I'm sorry, but you without makeup is like christmas without presents.
Omg. The strippers are having a batman vs spiderman showdown. Both on stage. Genius.
he told her to call him "Frog Legs" and she still fucked him and not you.
I thought 4 percs were too many but I'm dumping Gogurt on apple pie and taking giant bong rips. This feels right.
I'm currently trying to decide if crown or wild turkey will hurt worse coming back out through my nose later.
Wow just saw this. Nothing like a little anal sex to ring in 2012.
And now she's hand feeding me pork rines and showing me her angry birds high scores. This is Vegas.
She had one of those kid princess beds. I asked how she expected to fuck on that and she just said "thats what the slide is for". I've never wanted to marry a one night stand before.
I sincerely hope you find your fuck buddy and have a wonderful night of champagne and whores
I am his drunk Jesus. I will love him from afar because he's my little lamb
see that vagina ? that vagina means business
Things I Learned Tonight: I have no future in goat wrangling. Herding. Whatever you call the ridiculosity that just transpired.

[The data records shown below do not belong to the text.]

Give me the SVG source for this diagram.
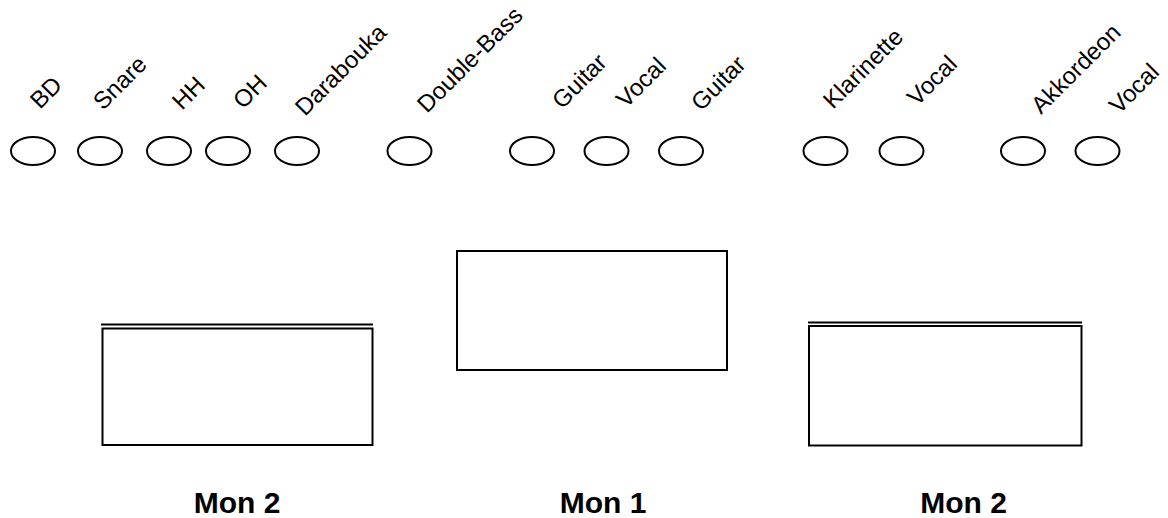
<svg xmlns="http://www.w3.org/2000/svg" width="1168" height="518" viewBox="0 0 1168 518">
<style>
.bg{fill:#ffffff}
.mic{fill:#ffffff;stroke:#000000;stroke-width:2}
.lbl{font-family:"Liberation Sans",Arial,sans-serif;font-size:24px;fill:#000000}
.mon{fill:#ffffff;stroke:#000000;stroke-width:2}
.edge{stroke:#000000;stroke-width:2;fill:none}
.title{font-family:"Liberation Sans",Arial,sans-serif;font-size:30px;font-weight:bold;fill:#000000;text-anchor:middle}
</style>
<rect class="bg" x="0" y="0" width="1168" height="518"/>
<g id="mic-bd"><ellipse class="mic" cx="33" cy="151" rx="22" ry="14"/><text class="lbl" transform="translate(40,110) rotate(-45)">BD</text></g>
<g id="mic-snare"><ellipse class="mic" cx="100" cy="151" rx="22" ry="14"/><text class="lbl" transform="translate(103,111) rotate(-45)">Snare</text></g>
<g id="mic-hh"><ellipse class="mic" cx="169" cy="151" rx="22" ry="14"/><text class="lbl" transform="translate(182,111) rotate(-45)">HH</text></g>
<g id="mic-oh"><ellipse class="mic" cx="228" cy="151" rx="22" ry="14"/><text class="lbl" transform="translate(243,110) rotate(-45)">OH</text></g>
<g id="mic-darabouka"><ellipse class="mic" cx="297" cy="151" rx="22" ry="14"/><text class="lbl" transform="translate(305,117) rotate(-45)">Darabouka</text></g>
<g id="mic-doublebass"><ellipse class="mic" cx="409.5" cy="151" rx="22" ry="14"/><text class="lbl" transform="translate(427,114) rotate(-45)">Double-Bass</text></g>
<g id="mic-guitar1"><ellipse class="mic" cx="532" cy="151" rx="22" ry="14"/><text class="lbl" transform="translate(562,110) rotate(-45)">Guitar</text></g>
<g id="mic-vocal1"><ellipse class="mic" cx="606.5" cy="151" rx="22" ry="14"/><text class="lbl" transform="translate(626,109) rotate(-45)">Vocal</text></g>
<g id="mic-guitar2"><ellipse class="mic" cx="681" cy="151" rx="22" ry="14"/><text class="lbl" transform="translate(701,112) rotate(-45)">Guitar</text></g>
<g id="mic-klarinette"><ellipse class="mic" cx="825.5" cy="151" rx="22" ry="14"/><text class="lbl" transform="translate(833,110) rotate(-45)">Klarinette</text></g>
<g id="mic-vocal2"><ellipse class="mic" cx="901.5" cy="151" rx="22" ry="14"/><text class="lbl" transform="translate(917,107) rotate(-45)">Vocal</text></g>
<g id="mic-akkordeon"><ellipse class="mic" cx="1023" cy="151" rx="22" ry="14"/><text class="lbl" transform="translate(1041,115) rotate(-45)">Akkordeon</text></g>
<g id="mic-vocal3"><ellipse class="mic" cx="1097.5" cy="151" rx="22" ry="14"/><text class="lbl" transform="translate(1119,115) rotate(-45)">Vocal</text></g>
<g id="mon2-left"><line class="edge" x1="101" y1="324.5" x2="373" y2="324.5"/><rect class="mon" x="102.5" y="328.5" width="270" height="116.5"/><text class="title" x="237" y="513">Mon 2</text></g>
<g id="mon1"><rect class="mon" x="457" y="251" width="270" height="119"/><text class="title" x="603" y="513">Mon 1</text></g>
<g id="mon2-right"><line class="edge" x1="808" y1="322.5" x2="1082" y2="322.5"/><rect class="mon" x="809" y="326" width="272.5" height="119.5"/><text class="title" x="963.5" y="513">Mon 2</text></g>
<g id="connectors"></g>
</svg>
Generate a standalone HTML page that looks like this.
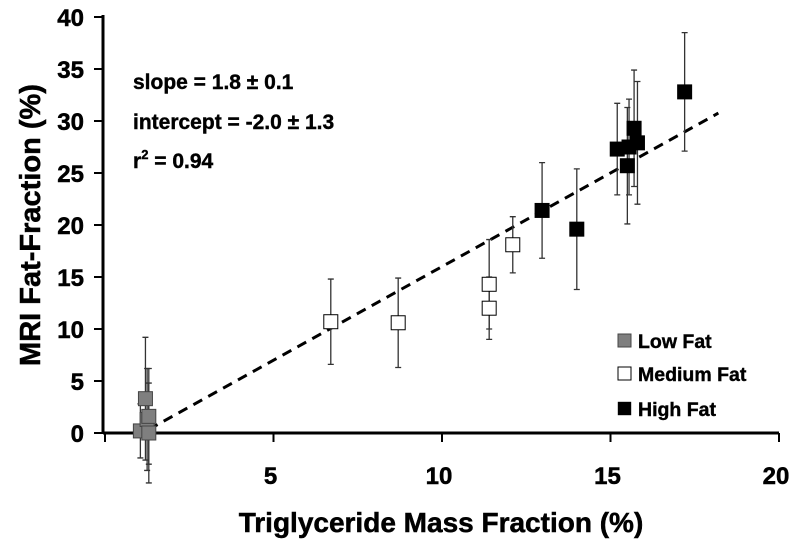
<!DOCTYPE html>
<html><head><meta charset="utf-8"><style>
body{margin:0;background:#fff}
svg{display:block;font-family:"Liberation Sans",Arial,sans-serif;font-weight:bold}
</style></head><body>
<svg id="chart" width="800" height="546" viewBox="0 0 800 546">
<g id="grid"></g>
<g id="axes"></g>
<g id="marks"></g>
<g font-size="21" fill="#000" stroke="#000" stroke-width="0.4">
<text x="133" y="89">slope = 1.8 ± 0.1</text>
<text x="133" y="129">intercept = -2.0 ± 1.3</text>
<text x="133" y="168">r<tspan font-size="13" dy="-9">2</tspan><tspan dy="9"> = 0.94</tspan></text>
</g>
<g font-size="19.5" stroke="#000" stroke-width="0.4">
<rect x="618" y="334" width="13" height="13" fill="#7f7f7f" stroke="#444" stroke-width="1"/>
<text x="638" y="348">Low Fat</text>
<rect x="618" y="367" width="13" height="13" fill="#fff" stroke="#000" stroke-width="1"/>
<text x="638" y="381">Medium Fat</text>
<rect x="618" y="402" width="13" height="13" fill="#000"/>
<text x="638" y="416">High Fat</text>
</g>
<text x="441" y="532" font-size="28" text-anchor="middle" stroke="#000" stroke-width="0.5">Triglyceride Mass Fraction (%)</text>
<text transform="translate(40,225) rotate(-90)" font-size="29" text-anchor="middle" stroke="#000" stroke-width="0.5">MRI Fat-Fraction (%)</text>
</svg>
<script>
const xTicks=[5,10,15,20];
const yTicks=[0,5,10,15,20,25,30,35,40];
const lowX=[1.05,1.2,1.25,1.3,1.3];
const lowY=[0.2,3.3,1.3,1.6,0];
const lowErr=[2.6,5.9,4.9,4.6,4.8];
const medX=[6.7,8.7,11.4,11.4,12.1];
const medY=[10.7,10.6,14.3,12.0,18.1];
const medErr=[4.1,4.3,4.3,3.0,2.7];
const highX=[12.97,14.0,15.2,15.5,15.55,15.7,15.8,17.2];
const highY=[21.4,19.6,27.3,25.7,27.5,29.3,27.9,32.8];
const highErr=[4.6,5.8,4.4,5.6,4.6,5.6,5.9,5.7];
const fitSlope=1.8, fitIntercept=-2.0, fitX=[1.3,18.2];

const X=v=>105+33.7*v, Y=v=>433-10.4*v;
const NS="http://www.w3.org/2000/svg";
function mk(parent,tag,attrs){const e=document.createElementNS(NS,tag);for(const k in attrs)e.setAttribute(k,attrs[k]);document.getElementById(parent).appendChild(e);return e;}
let e=mk('axes','line',{x1:103,y1:433,x2:779,y2:433,stroke:'#000','stroke-width':3});


e=mk('axes','line',{x1:103,y1:15,x2:103,y2:434,stroke:'#000','stroke-width':3});


e=mk('axes','line',{x1:105,y1:433,x2:105,y2:442,stroke:'#000','stroke-width':2});


xTicks.forEach(t=>{
 let l=mk('axes','line',{x1:X(t),y1:433,x2:X(t),y2:442,stroke:'#000','stroke-width':2});
 
 
 let s=mk('axes','text',{x:X(t)-3,y:484,'font-size':24,'text-anchor':'middle',stroke:'#000','stroke-width':0.5});
 s.textContent=t;
 
 
});
yTicks.forEach(t=>{
 let l=mk('axes','line',{x1:94,y1:Y(t),x2:103,y2:Y(t),stroke:'#000','stroke-width':2});
 
 
 let s=mk('axes','text',{x:84,y:Y(t)+9,'font-size':24,'text-anchor':'end',stroke:'#000','stroke-width':0.5});
 s.textContent=t;
 
 
});
e=mk('marks','line',{x1:X(fitX[0]),y1:Y(fitSlope*fitX[0]+fitIntercept),x2:X(fitX[1]),y2:Y(fitSlope*fitX[1]+fitIntercept),stroke:'#000','stroke-width':3,'stroke-dasharray':'10,7'});


function series(xs,ys,es,fill,stroke,name){
 xs.forEach((x,i)=>{
  const cx=X(x),y1=Y(ys[i]+es[i]),y2=Y(ys[i]-es[i]);
  let b=mk('marks','path',{d:`M${cx},${y1}V${y2}M${cx-3},${y1}h6M${cx-3},${y2}h6`,stroke:'#333','stroke-width':1.3,fill:'none'});
  
  
 });
 xs.forEach((x,i)=>{
  let r=mk('marks','rect',{x:X(x)-7,y:Y(ys[i])-7,width:14,height:14,fill:fill,stroke:stroke,'stroke-width':1});
  
  
 });
}
series(lowX,lowY,lowErr,'#7f7f7f','#444','low-fat');
series(medX,medY,medErr,'#fff','#000','medium-fat');
series(highX,highY,highErr,'#000','#000','high-fat');
</script>
</body></html>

My friend wants your phone number so you can teach her how to take a beer bong. She saw you doing them last night and got jealous.
Just tell her to open her throat. I don't want to talk to anyone who is jealous of someone who woke up this morning with a cat in their shirt as a result of that glorious beer bonging skill.
Like, what do you do with girlfriends? Buy her dinner and just like leave?
The highlight of the night was definitely when you starting telling ppl you could shapeshift and "proved" that by stripping.
You made me brush your teeth last night......for 47 minutes.